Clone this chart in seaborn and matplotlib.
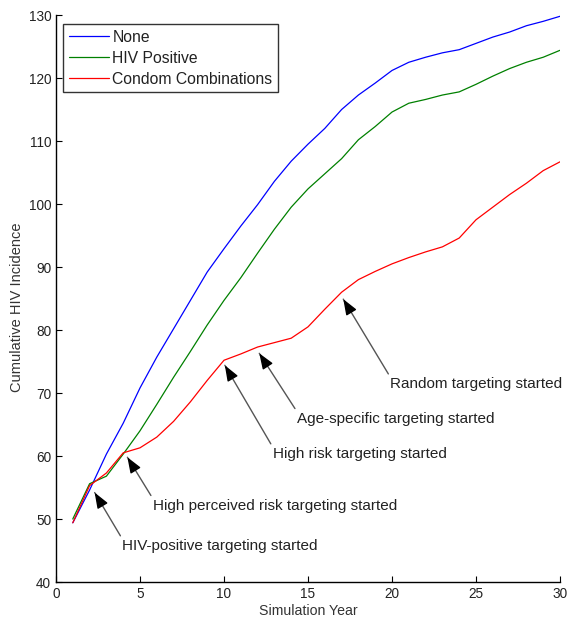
import numpy as np
import pandas as pd
import matplotlib
matplotlib.use("Agg")
import matplotlib.pyplot as plt
import matplotlib.text as mtext
import seaborn as sns

years = list(range(1, 31))
none_vals = [49.4, 54.6, 60.3, 65.2, 70.8, 75.7, 80.2, 84.7, 89.2, 92.9,
             96.5, 99.9, 103.6, 106.8, 109.5, 112.0, 115.0, 117.3, 119.2, 121.2,
             122.5, 123.3, 124.0, 124.5, 125.5, 126.5, 127.3, 128.3, 129.0, 129.8]
hiv_vals = [50.0, 55.6, 56.8, 60.3, 64.0, 68.2, 72.5, 76.6, 80.8, 84.7,
            88.3, 92.2, 96.0, 99.5, 102.4, 104.8, 107.2, 110.2, 112.3, 114.6,
            116.0, 116.6, 117.3, 117.8, 119.0, 120.3, 121.5, 122.5, 123.3, 124.4]
condom_vals = [49.4, 55.3, 57.3, 60.5, 61.3, 63.0, 65.5, 68.6, 72.0, 75.2,
               76.2, 77.3, 78.0, 78.7, 80.5, 83.3, 86.0, 88.0, 89.3, 90.5,
               91.5, 92.4, 93.2, 94.6, 97.5, 99.5, 101.5, 103.3, 105.3, 106.7]
series_names = ["None", "HIV Positive", "Condom Combinations"]
series_colors = ["#0000ff", "#008000", "#ff0000"]

ann_texts = ["HIV-positive targeting started",
             "High perceived risk targeting started",
             "High risk targeting started",
             "Age-specific targeting started",
             "Random targeting started"]
ann_tips = [(2.3, 54.2), (4.25, 59.8), (10.05, 74.4), (12.1, 76.3), (17.1, 84.9)]
ann_text_pos = [(3.95, 45.7), (5.77, 52.1), (12.9, 60.3), (14.35, 65.9), (19.9, 71.4)]

df = pd.DataFrame({
    "Simulation Year": years * 3,
    "Cumulative HIV Incidence": none_vals + hiv_vals + condom_vals,
    "Series": [series_names[0]] * 30 + [series_names[1]] * 30 + [series_names[2]] * 30,
})

sns.set_style("ticks")
plt.rcParams["font.family"] = ["Liberation Sans", "DejaVu Sans"]

fig = plt.figure(figsize=(5.69, 6.21), dpi=100)
ax = fig.add_axes([0.0984, 0.0628, 0.8858, 0.913])

sns.lineplot(data=df, x="Simulation Year", y="Cumulative HIV Incidence", hue="Series",
             palette=dict(zip(series_names, series_colors)), linewidth=0.9, ax=ax)

ax.set_xlim(0, 30)
ax.set_ylim(40, 130)
ax.set_xticks(range(0, 31, 5))
ax.set_yticks(range(40, 131, 10))
ax.tick_params(direction="in", length=4, width=0.8, labelsize=9.8, colors="black",
               labelcolor="#222222")
for s in ["top", "right"]:
    ax.spines[s].set_visible(False)
for s in ["left", "bottom"]:
    ax.spines[s].set_linewidth(1.0)
    ax.spines[s].set_color("black")
ax.set_xlabel("Simulation Year", fontsize=10.2, color="#333333", labelpad=2)
ax.set_ylabel("Cumulative HIV Incidence", fontsize=10.5, color="#333333")
ax.yaxis.set_label_coords(-0.063, 0.485)

leg = ax.legend(loc="upper left", bbox_to_anchor=(0.014, 0.984), borderaxespad=0,
                fontsize=11.3, frameon=True, fancybox=False, handlelength=2.6,
                handletextpad=0.2, borderpad=0.35, labelspacing=0.38)
leg.get_frame().set_edgecolor("black")
leg.get_frame().set_linewidth(1.0)
for t in leg.get_texts():
    t.set_color("#222222")

fig.canvas.draw()
renderer = fig.canvas.get_renderer()
for txt, tip, pos in zip(ann_texts, ann_tips, ann_text_pos):
    an = ax.annotate(txt, xy=tip, xytext=pos, ha="left", va="center", fontsize=11,
                     color="#222222",
                     arrowprops=dict(arrowstyle="-", color="#555555", lw=1.0,
                                     relpos=(0, 1), shrinkA=0, shrinkB=0))
    # black arrow head along the same line
    fig.canvas.draw()
    bb = mtext.Text.get_window_extent(an, renderer)
    tail_px = np.array([bb.x0, bb.y1])
    tip_px = ax.transData.transform(tip)
    d = tail_px - tip_px
    d = d / np.hypot(*d)
    head_start = tip_px + d * 14
    hs = ax.transData.inverted().transform(head_start)
    ax.annotate("", xy=tip, xytext=tuple(hs),
                arrowprops=dict(arrowstyle="-|>,head_length=0.95,head_width=0.36",
                                fc="black", ec="black", lw=1.0,
                                shrinkA=0, shrinkB=0))

fig.savefig("out.png", dpi=100)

§ §

== Short task ==
Extract the full listing exactly, with the pictures left out.

== Response to the exercise ==
Clone this chart in seaborn and matplotlib.
import numpy as np
import pandas as pd
import matplotlib
matplotlib.use("Agg")
import matplotlib.pyplot as plt
import matplotlib.text as mtext
import seaborn as sns

years = list(range(1, 31))
none_vals = [49.4, 54.6, 60.3, 65.2, 70.8, 75.7, 80.2, 84.7, 89.2, 92.9,
             96.5, 99.9, 103.6, 106.8, 109.5, 112.0, 115.0, 117.3, 119.2, 121.2,
             122.5, 123.3, 124.0, 124.5, 125.5, 126.5, 127.3, 128.3, 129.0, 129.8]
hiv_vals = [50.0, 55.6, 56.8, 60.3, 64.0, 68.2, 72.5, 76.6, 80.8, 84.7,
            88.3, 92.2, 96.0, 99.5, 102.4, 104.8, 107.2, 110.2, 112.3, 114.6,
            116.0, 116.6, 117.3, 117.8, 119.0, 120.3, 121.5, 122.5, 123.3, 124.4]
condom_vals = [49.4, 55.3, 57.3, 60.5, 61.3, 63.0, 65.5, 68.6, 72.0, 75.2,
               76.2, 77.3, 78.0, 78.7, 80.5, 83.3, 86.0, 88.0, 89.3, 90.5,
               91.5, 92.4, 93.2, 94.6, 97.5, 99.5, 101.5, 103.3, 105.3, 106.7]
series_names = ["None", "HIV Positive", "Condom Combinations"]
series_colors = ["#0000ff", "#008000", "#ff0000"]

ann_texts = ["HIV-positive targeting started",
             "High perceived risk targeting started",
             "High risk targeting started",
             "Age-specific targeting started",
             "Random targeting started"]
ann_tips = [(2.3, 54.2), (4.25, 59.8), (10.05, 74.4), (12.1, 76.3), (17.1, 84.9)]
ann_text_pos = [(3.95, 45.7), (5.77, 52.1), (12.9, 60.3), (14.35, 65.9), (19.9, 71.4)]

df = pd.DataFrame({
    "Simulation Year": years * 3,
    "Cumulative HIV Incidence": none_vals + hiv_vals + condom_vals,
    "Series": [series_names[0]] * 30 + [series_names[1]] * 30 + [series_names[2]] * 30,
})

sns.set_style("ticks")
plt.rcParams["font.family"] = ["Liberation Sans", "DejaVu Sans"]

fig = plt.figure(figsize=(5.69, 6.21), dpi=100)
ax = fig.add_axes([0.0984, 0.0628, 0.8858, 0.913])

sns.lineplot(data=df, x="Simulation Year", y="Cumulative HIV Incidence", hue="Series",
             palette=dict(zip(series_names, series_colors)), linewidth=0.9, ax=ax)

ax.set_xlim(0, 30)
ax.set_ylim(40, 130)
ax.set_xticks(range(0, 31, 5))
ax.set_yticks(range(40, 131, 10))
ax.tick_params(direction="in", length=4, width=0.8, labelsize=9.8, colors="black",
               labelcolor="#222222")
for s in ["top", "right"]:
    ax.spines[s].set_visible(False)
for s in ["left", "bottom"]:
    ax.spines[s].set_linewidth(1.0)
    ax.spines[s].set_color("black")
ax.set_xlabel("Simulation Year", fontsize=10.2, color="#333333", labelpad=2)
ax.set_ylabel("Cumulative HIV Incidence", fontsize=10.5, color="#333333")
ax.yaxis.set_label_coords(-0.063, 0.485)

leg = ax.legend(loc="upper left", bbox_to_anchor=(0.014, 0.984), borderaxespad=0,
                fontsize=11.3, frameon=True, fancybox=False, handlelength=2.6,
                handletextpad=0.2, borderpad=0.35, labelspacing=0.38)
leg.get_frame().set_edgecolor("black")
leg.get_frame().set_linewidth(1.0)
for t in leg.get_texts():
    t.set_color("#222222")

fig.canvas.draw()
renderer = fig.canvas.get_renderer()
for txt, tip, pos in zip(ann_texts, ann_tips, ann_text_pos):
    an = ax.annotate(txt, xy=tip, xytext=pos, ha="left", va="center", fontsize=11,
                     color="#222222",
                     arrowprops=dict(arrowstyle="-", color="#555555", lw=1.0,
                                     relpos=(0, 1), shrinkA=0, shrinkB=0))
    # black arrow head along the same line
    fig.canvas.draw()
    bb = mtext.Text.get_window_extent(an, renderer)
    tail_px = np.array([bb.x0, bb.y1])
    tip_px = ax.transData.transform(tip)
    d = tail_px - tip_px
    d = d / np.hypot(*d)
    head_start = tip_px + d * 14
    hs = ax.transData.inverted().transform(head_start)
    ax.annotate("", xy=tip, xytext=tuple(hs),
                arrowprops=dict(arrowstyle="-|>,head_length=0.95,head_width=0.36",
                                fc="black", ec="black", lw=1.0,
                                shrinkA=0, shrinkB=0))

fig.savefig("out.png", dpi=100)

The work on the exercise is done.